What does second parameter in python3 int(param1, param2) mean when it is set to 0?

Question

I'm reading documentation on the Python 3 int(...) function and can't understand the following statement:

Base 0 means to interpret exactly as a code literal, so that the actual base is 2, 8, 10, or 16, and so that int('010', 0) is not legal, while int('010') is, as well as int('010', 8).

Can someone explain what exactly it is saying? I can't figure it out.

Answer 1

Python integers can be expressed in different bases, by giving it a specific prefix. If you write 0x16 then the number is interpreted as hexadecimal, with 0o16 you get an octal interpretation, etc. Writing integers in source code is known as literal syntax.

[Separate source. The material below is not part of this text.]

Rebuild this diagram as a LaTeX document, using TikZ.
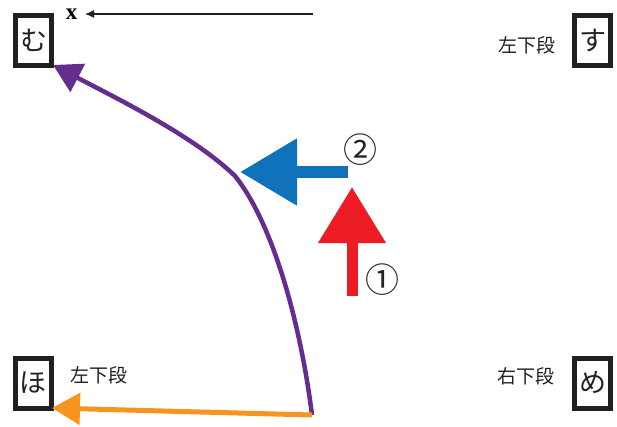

You can pass such string value containing text using the same syntax to the int() function and have it figure out what base to use from such a prefix too, by setting the second argument to 0:

>>> int('16')       # default base 10
16
>>> int('16', 0)    # no prefix, still base 10
16
>>> int('0x16', 0)  # 0x prefix makes it base 16, hexadecimal
22
>>> int('0o16', 0)  # 0o prefix is interpreted as base 8, octal
14
>>> int('0b101', 0) # 0b prefix means base 2, binary
5

int() with any base other than 0 takes zero-padded strings:

>>> int('016')
16

but when you set the base to 0 such strings are no longer accepted, because the Python literal syntax for integers doesn't accept those either:

>>> int('016', 0)
Traceback (most recent call last):
  File "<stdin>", line 1, in <module>
ValueError: invalid literal for int() with base 0: '016'

In Python 2, you could use a leading zero like that, and that would be interpreted as an octal number, so base 8. That lead to confusing bugs, and the syntax was removed from Python 3, where only the 0o prefix is now supported.